* Instructions to follow *
Give back, word for word, only the lines from the opening of the records through the one with "days_338 = [-9, 6, 12, 20, 26, 36]". Pictures stay out.

Rows from a dataset of charts and code:
■ ■ ■

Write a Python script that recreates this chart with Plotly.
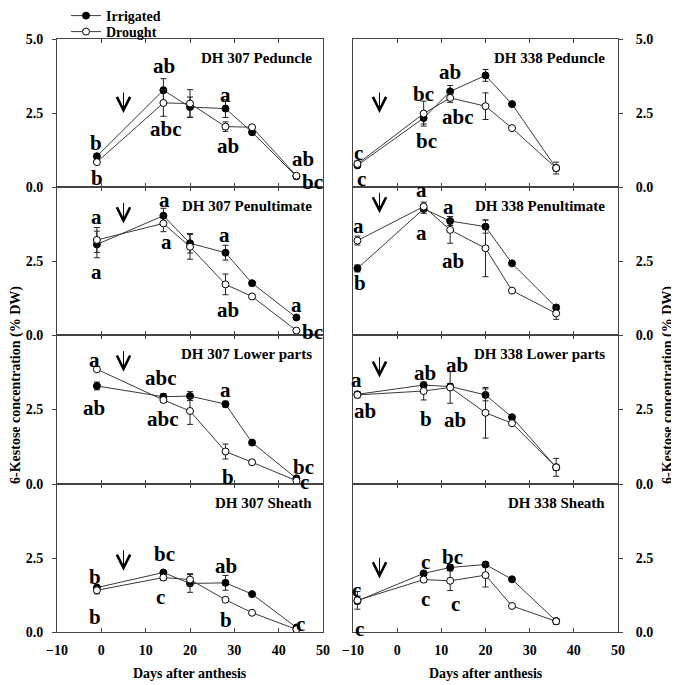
import plotly.graph_objects as go
from plotly.subplots import make_subplots

# ---------------- data ----------------
days_307 = [-1, 14, 20, 28, 34, 44]
days_338 = [-9, 6, 12, 20, 26, 36]

dh307_ped_irr = [1.04, 3.27, 2.70, 2.65, 1.85, 0.36]
dh307_ped_irr_err = [0.08, 0.39, 0.34, 0.30, 0.08, 0.05]
dh307_ped_dro = [0.84, 2.84, 2.82, 2.04, 2.02, 0.38]
dh307_ped_dro_err = [0.06, 0.45, 0.47, 0.16, 0.06, 0.05]

dh307_pen_irr = [3.06, 4.03, 3.10, 2.78, 1.75, 0.59]
dh307_pen_irr_err = [0.45, 0.25, 0.33, 0.25, 0.05, 0.05]
dh307_pen_dro = [3.21, 3.77, 2.98, 1.71, 1.30, 0.15]
dh307_pen_dro_err = [0.42, 0.28, 0.42, 0.35, 0.05, 0.04]

dh307_low_irr = [3.29, 2.93, 2.95, 2.68, 1.39, 0.19]
dh307_low_irr_err = [0.13, 0.10, 0.15, 0.10, 0.05, 0.04]
dh307_low_dro = [3.85, 2.82, 2.45, 1.09, 0.73, 0.11]
dh307_low_dro_err = [0.05, 0.08, 0.45, 0.25, 0.05, 0.03]

dh307_sh_irr = [1.50, 2.01, 1.64, 1.66, 1.28, 0.15]
dh307_sh_irr_err = [0.08, 0.06, 0.30, 0.25, 0.05, 0.03]
dh307_sh_dro = [1.41, 1.84, 1.77, 1.09, 0.65, 0.09]
dh307_sh_dro_err = [0.12, 0.10, 0.20, 0.05, 0.04, 0.03]

dh338_ped_irr = [0.73, 2.33, 3.23, 3.77, 2.80, 0.64]
dh338_ped_irr_err = [0.05, 0.20, 0.20, 0.20, 0.05, 0.10]
dh338_ped_dro = [0.78, 2.48, 3.01, 2.73, 1.99, 0.64]
dh338_ped_dro_err = [0.10, 0.42, 0.15, 0.45, 0.05, 0.20]

dh338_pen_irr = [2.25, 4.26, 3.85, 3.66, 2.42, 0.93]
dh338_pen_irr_err = [0.12, 0.15, 0.15, 0.22, 0.05, 0.08]
dh338_pen_dro = [3.19, 4.34, 3.55, 2.93, 1.50, 0.73]
dh338_pen_dro_err = [0.15, 0.15, 0.45, 0.96, 0.05, 0.20]

dh338_low_irr = [3.01, 3.32, 3.27, 2.99, 2.24, 0.56]
dh338_low_irr_err = [0.08, 0.05, 0.10, 0.20, 0.05, 0.10]
dh338_low_dro = [2.99, 3.12, 3.24, 2.39, 2.04, 0.56]
dh338_low_dro_err = [0.10, 0.30, 0.53, 0.85, 0.05, 0.30]

dh338_sh_irr = [1.05, 1.98, 2.18, 2.28, 1.78, 0.37]
dh338_sh_irr_err = [0.10, 0.05, 0.10, 0.08, 0.05, 0.05]
dh338_sh_dro = [1.07, 1.77, 1.73, 1.92, 0.88, 0.36]
dh338_sh_dro_err = [0.30, 0.08, 0.33, 0.40, 0.05, 0.10]

panel_titles = [
    ["DH 307 Peduncle", "DH 338 Peduncle"],
    ["DH 307 Penultimate", "DH 338 Penultimate"],
    ["DH 307 Lower parts", "DH 338 Lower parts"],
    ["DH 307 Sheath", "DH 338 Sheath"],
]

# significance letters: (x, y, text)
letters = [
    [
        [(-1.2, 1.49, "b"), (-1.0, 0.30, "b"), (14.2, 4.08, "ab"), (14.6, 1.96, "abc"),
         (28.1, 3.12, "a"), (28.5, 1.37, "ab"), (45.5, 0.95, "ab"), (47.6, 0.16, "bc")],
        [(-8.7, 1.15, "c"), (-8.0, 0.27, "c"), (5.9, 3.14, "bc"), (6.7, 1.54, "bc"),
         (12.0, 3.87, "ab"), (13.8, 2.36, "abc")],
    ],
    [
        [(-1.2, 4.00, "a"), (-1.2, 2.14, "a"), (14.3, 4.56, "a"), (14.6, 3.15, "a"),
         (27.8, 3.38, "a"), (28.5, 0.84, "ab"), (44.1, 1.01, "a"), (47.6, 0.11, "bc")],
        [(-8.7, 3.68, "a"), (-8.5, 1.75, "b"), (5.6, 4.90, "a"), (5.6, 3.46, "a"),
         (11.6, 4.34, "a"), (12.7, 2.50, "ab")],
    ],
    [
        [(-1.6, 4.16, "a"), (-1.6, 2.54, "ab"), (13.4, 3.55, "abc"), (13.8, 2.17, "abc"),
         (28.1, 3.15, "a"), (28.5, 0.25, "b"), (45.7, 0.58, "bc"), (45.9, 0.08, "c")],
        [(-9.1, 3.49, "a"), (-7.2, 2.45, "ab"), (6.3, 3.74, "ab"), (6.5, 2.17, "b"),
         (13.5, 3.99, "ab"), (13.1, 2.15, "ab")],
    ],
    [
        [(-1.4, 1.86, "b"), (-1.4, 0.51, "b"), (14.2, 2.65, "bc"), (13.4, 1.19, "c"),
         (28.2, 2.22, "ab"), (28.2, 0.40, "b"), (45.0, 0.28, "c"), (45.3, -0.26, "c")],
        [(-9.3, 1.41, "c"), (-8.5, 0.11, "c"), (6.5, 2.37, "c"), (6.5, 1.13, "c"),
         (12.6, 2.52, "bc"), (13.1, 0.94, "c")],
    ],
]

# drought onset arrows: (x, tip y)
arrows = [
    [(5, 2.50), (-4, 2.50)],
    [(5, 3.77), (-4, 4.11)],
    [(5, 3.77), (-4, 3.57)],
    [(5, 2.07), (-4, 1.81)],
]

x_ticks = [-10, 0, 10, 20, 30, 40, 50]
y_label = "6-Kestose concentration (% DW)"
x_label = "Days after anthesis"

series = [
    [(days_307, dh307_ped_irr, dh307_ped_irr_err, dh307_ped_dro, dh307_ped_dro_err),
     (days_338, dh338_ped_irr, dh338_ped_irr_err, dh338_ped_dro, dh338_ped_dro_err)],
    [(days_307, dh307_pen_irr, dh307_pen_irr_err, dh307_pen_dro, dh307_pen_dro_err),
     (days_338, dh338_pen_irr, dh338_pen_irr_err, dh338_pen_dro, dh338_pen_dro_err)],
    [(days_307, dh307_low_irr, dh307_low_irr_err, dh307_low_dro, dh307_low_dro_err),
     (days_338, dh338_low_irr, dh338_low_irr_err, dh338_low_dro, dh338_low_dro_err)],
    [(days_307, dh307_sh_irr, dh307_sh_irr_err, dh307_sh_dro, dh307_sh_dro_err),
     (days_338, dh338_sh_irr, dh338_sh_irr_err, dh338_sh_dro, dh338_sh_dro_err)],
]

# ---------------- figure ----------------
OFF = 8                      # page body margin
W, H = 679 - OFF, 685 - OFF
FONT = "Liberation Serif"
AX = "#444444"
fig = make_subplots(rows=4, cols=2)

def px_x(p):
    return (p - OFF) / W

def px_y(p):
    return 1 - (p - OFF) / H

col_px = [(57, 323), (353, 618)]
row_px = [(39, 187), (187, 335), (335, 484), (484, 632)]

for r in range(4):
    for c in range(2):
        days, irr, irr_e, dro, dro_e = series[r][c]
        first = (r == 0 and c == 0)
        fig.add_trace(go.Scatter(
            x=days, y=irr, name="Irrigated", mode="lines+markers",
            line=dict(color="#3a3a3a", width=1),
            marker=dict(symbol="circle", size=7, color="black", line=dict(color="black", width=1)),
            error_y=dict(type="data", array=irr_e, visible=True, color="#222", thickness=1, width=3),
            showlegend=first, legend="legend"), row=r + 1, col=c + 1)
        fig.add_trace(go.Scatter(
            x=days, y=dro, name="Drought", mode="lines+markers",
            line=dict(color="#3a3a3a", width=1),
            marker=dict(symbol="circle", size=7, color="white", line=dict(color="black", width=1)),
            error_y=dict(type="data", array=dro_e, visible=True, color="#222", thickness=1, width=3),
            showlegend=first, legend="legend2"), row=r + 1, col=c + 1)

        idx = r * 2 + c + 1
        xa = "xaxis" if idx == 1 else f"xaxis{idx}"
        ya = "yaxis" if idx == 1 else f"yaxis{idx}"
        xref = "x" if idx == 1 else f"x{idx}"
        yref = "y" if idx == 1 else f"y{idx}"
        x0, x1 = col_px[c]
        y0, y1 = row_px[r]
        fig.layout[xa].update(
            domain=[px_x(x0), px_x(x1)], range=[-10, 50], tickvals=x_ticks,
            showticklabels=(r == 3), ticks="inside", ticklen=4, tickcolor=AX,
            mirror="allticks", ticklabelstandoff=5,
            showline=True, linecolor=AX, linewidth=1, showgrid=False, zeroline=False,
            tickfont=dict(family=FONT, size=14, color="black", weight="bold"))
        fig.layout[ya].update(
            domain=[px_y(y1), px_y(y0)], range=[0, 5],
            tickvals=[0, 2.5, 5] if r == 0 else [0, 2.5],
            ticktext=["0.0", "2.5", "5.0"] if r == 0 else ["0.0", "2.5"],
            side="left" if c == 0 else "right",
            ticks="outside", ticklen=4, tickcolor=AX, mirror=True,
            ticklabelstandoff=6 if c == 0 else 10,
            showline=True, linecolor=AX, linewidth=1, showgrid=False, zeroline=False,
            tickfont=dict(family=FONT, size=14, color="black", weight="bold"))

        # panel title
        fig.add_annotation(x=48 if c == 0 else 47.6, y=4.36, xref=xref, yref=yref,
                           text=panel_titles[r][c], showarrow=False,
                           xanchor="right", yanchor="middle",
                           font=dict(family=FONT, size=15, color="black", weight="bold"))
        # letters
        for (lx, ly, lt) in letters[r][c]:
            fig.add_annotation(x=lx, y=ly, xref=xref, yref=yref, text=lt, showarrow=False,
                               xanchor="center", yanchor="middle",
                               font=dict(family=FONT, size=21, color="black", weight="bold"))
        # arrow
        ax_, ay_ = arrows[r][c]
        fig.add_annotation(x=ax_, y=ay_, xref=xref, yref=yref, text="", showarrow=True,
                           arrowhead=5, arrowsize=2.6, arrowwidth=1, arrowcolor="black",
                           ax=0, ay=-22)

# axis titles
for cx in [(57 + 323) / 2, (353 + 618) / 2]:
    fig.add_annotation(x=px_x(cx), y=px_y(673), xref="paper", yref="paper", text=x_label,
                       showarrow=False, xanchor="center", yanchor="middle",
                       font=dict(family=FONT, size=14, color="black", weight="bold"))
for lx in [16, 668]:
    fig.add_annotation(x=px_x(lx), y=px_y(385), xref="paper", yref="paper", text=y_label,
                       textangle=-90, showarrow=False, xanchor="center", yanchor="middle",
                       font=dict(family=FONT, size=14, color="black", weight="bold"))

leg_common = dict(xanchor="left", yanchor="middle", bgcolor="rgba(0,0,0,0)", borderwidth=0,
                  font=dict(family=FONT, size=14, color="black", weight="bold"))
fig.update_layout(
    width=W, height=H, template="none",
    margin=dict(l=0, r=0, t=0, b=0, autoexpand=False),
    paper_bgcolor="white", plot_bgcolor="white",
    showlegend=True,
    legend=dict(x=px_x(66), y=px_y(16), **leg_common),
    legend2=dict(x=px_x(66), y=px_y(32), **leg_common),
)

fig.write_html("out.html")
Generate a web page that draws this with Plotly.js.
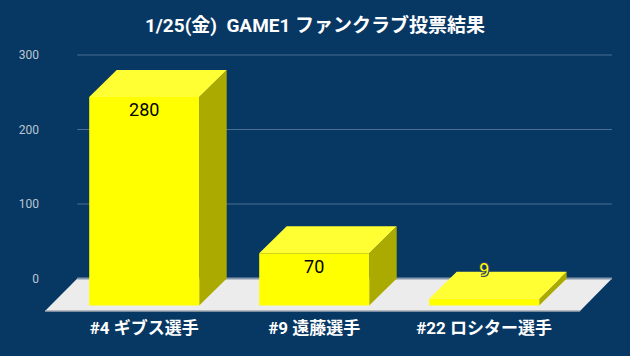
<!DOCTYPE html>
<html>
<head>
<meta charset="utf-8">
<script src="https://cdn.plot.ly/plotly-3.0.1.min.js"></script>
<style>html,body{margin:0;padding:0;background:#073763;}#chart{width:630px;height:356px;}</style>
</head>
<body>
<div id="chart"></div>
<script>
// ---- data ----
var categories = ["#4 ギブス選手", "#9 遠藤選手", "#22 ロシター選手"];
var votes = [280, 70, 9];
var tickValues = [0, 100, 200, 300];
var tickLabels = ["0", "100", "200", "300"];
var chartTitle = "1/25(金)  GAME1 ファンクラブ投票結果";

// ---- layout constants (3D projection) ----
var pxPerUnitY = 0.745;           // pixels per vote
var pxPerCat = 170;               // pixels per category step
var barW = 110 / pxPerCat;        // front face width in category units
var depthX = 27.5 / pxPerCat;     // depth offset, x
var depthY = 27 / pxPerUnitY;     // depth offset, y (vote units)
var floorFrontY = -5.5 / pxPerUnitY;
var floorBack = [-0.3935, 2.7518];
var floorFront = [-0.5835, 2.5636];

var FONT = "Roboto, 'Noto Sans CJK JP', sans-serif";
var traces = [];

// floor
traces.push({
  type: "scatter", mode: "lines", fill: "toself", fillcolor: "#ececec",
  line: {width: 0, color: "#ececec"}, hoverinfo: "skip",
  x: [floorFront[0], floorBack[0], floorBack[1], floorFront[1], floorFront[0]],
  y: [floorFrontY, depthY, depthY, floorFrontY, floorFrontY]
});
// floor front edge
traces.push({
  type: "scatter", mode: "lines", hoverinfo: "skip",
  line: {width: 1.5, color: "#a3aab2"},
  x: [floorFront[0], floorFront[1]], y: [floorFrontY, floorFrontY]
});
// gridlines (back plane)
var gx = [], gy = [];
tickValues.forEach(function (t) {
  if (t === 0) return;
  gx.push(floorBack[0], floorBack[1], null);
  gy.push(t + depthY, t + depthY, null);
});
traces.push({
  type: "scatter", mode: "lines", hoverinfo: "skip",
  line: {width: 1, color: "#4d6e92"}, x: gx, y: gy
});
// floor back edge (zero line)
traces.push({
  type: "scatter", mode: "lines", hoverinfo: "skip",
  line: {width: 2, color: "#8799ad"},
  x: [floorBack[0], floorBack[1]], y: [depthY, depthY]
});

// bars
var fx = [], fy = [], tx = [], ty = [], sx = [], sy = [];
votes.forEach(function (v, i) {
  var l = i - barW / 2, r = i + barW / 2;
  fx.push(l, r, r, l, l, null); fy.push(0, 0, v, v, 0, null);
  tx.push(l, l + depthX, r + depthX, r, l, null);
  ty.push(v, v + depthY, v + depthY, v, v, null);
  sx.push(r, r + depthX, r + depthX, r, r, null);
  sy.push(0, depthY, v + depthY, v, 0, null);
});
[[sx, sy, "#aaaa00"], [tx, ty, "#ffff33"], [fx, fy, "#ffff00"]].forEach(function (f) {
  traces.push({
    type: "scatter", mode: "lines", fill: "toself", fillcolor: f[2],
    line: {width: 0, color: f[2]}, hoverinfo: "skip", x: f[0], y: f[1]
  });
});

// value labels
var inX = [], inY = [], inT = [], outX = [], outY = [], outT = [];
votes.forEach(function (v, i) {
  if (v * pxPerUnitY > 30) { inX.push(i); inY.push(v - 15 / pxPerUnitY); inT.push(String(v)); }
  else { outX.push(i); outY.push(v + depthY); outT.push(String(v)); }
});
traces.push({
  type: "scatter", mode: "text", hoverinfo: "skip", cliponaxis: false,
  x: inX, y: inY, text: inT, textposition: "middle center",
  textfont: {family: FONT, size: 18, color: "#000000"}
});
traces.push({
  type: "scatter", mode: "text", hoverinfo: "skip", cliponaxis: false,
  x: outX, y: outY, text: outT, textposition: "middle center",
  textfont: {family: FONT, size: 18, color: "#ffff00",
    shadow: "-1px -1px 0 #2b3d6b, 1px -1px 0 #2b3d6b, -1px 1px 0 #2b3d6b, 1px 1px 0 #2b3d6b"}
});

var plotH = 276, plotW = 580;
var xmin = -(144.2 - 40) / pxPerCat;
var ymax = (305.5 - 40) / pxPerUnitY;

var layout = {
  width: 630, height: 356,
  margin: {l: 40, r: 10, t: 40, b: 40},
  paper_bgcolor: "#073763", plot_bgcolor: "#073763",
  showlegend: false,
  font: {family: FONT},
  title: {
    text: chartTitle, x: 0.5, xanchor: "center", y: 1 - 25 / 356, yanchor: "middle",
    font: {family: FONT, size: 19, color: "#ffffff", weight: "bold"}
  },
  xaxis: {
    range: [xmin, xmin + plotW / pxPerCat], showgrid: false, zeroline: false,
    showline: false, ticks: "", tickvals: categories.map(function (c, i) { return i; }),
    ticktext: categories, tickfont: {family: FONT, size: 17, color: "#ffffff", weight: "bold"},
    fixedrange: true
  },
  yaxis: {
    range: [ymax - plotH / pxPerUnitY, ymax], showgrid: false, zeroline: false,
    showline: false, ticks: "",
    tickvals: tickValues.map(function (t) { return t + depthY; }), ticktext: tickLabels,
    tickfont: {family: FONT, size: 12, color: "#bcc6d2"}, fixedrange: true
  }
};

Plotly.newPlot("chart", traces, layout, {displayModeBar: false, staticPlot: true});
</script>
</body>
</html>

■ ■ ■

* Result *
Write a Python script that recreates this chart with Plotly.
import plotly.graph_objects as go
from plotly.subplots import make_subplots

# ---------------- data ----------------
days_307 = [-1, 14, 20, 28, 34, 44]
days_338 = [-9, 6, 12, 20, 26, 36]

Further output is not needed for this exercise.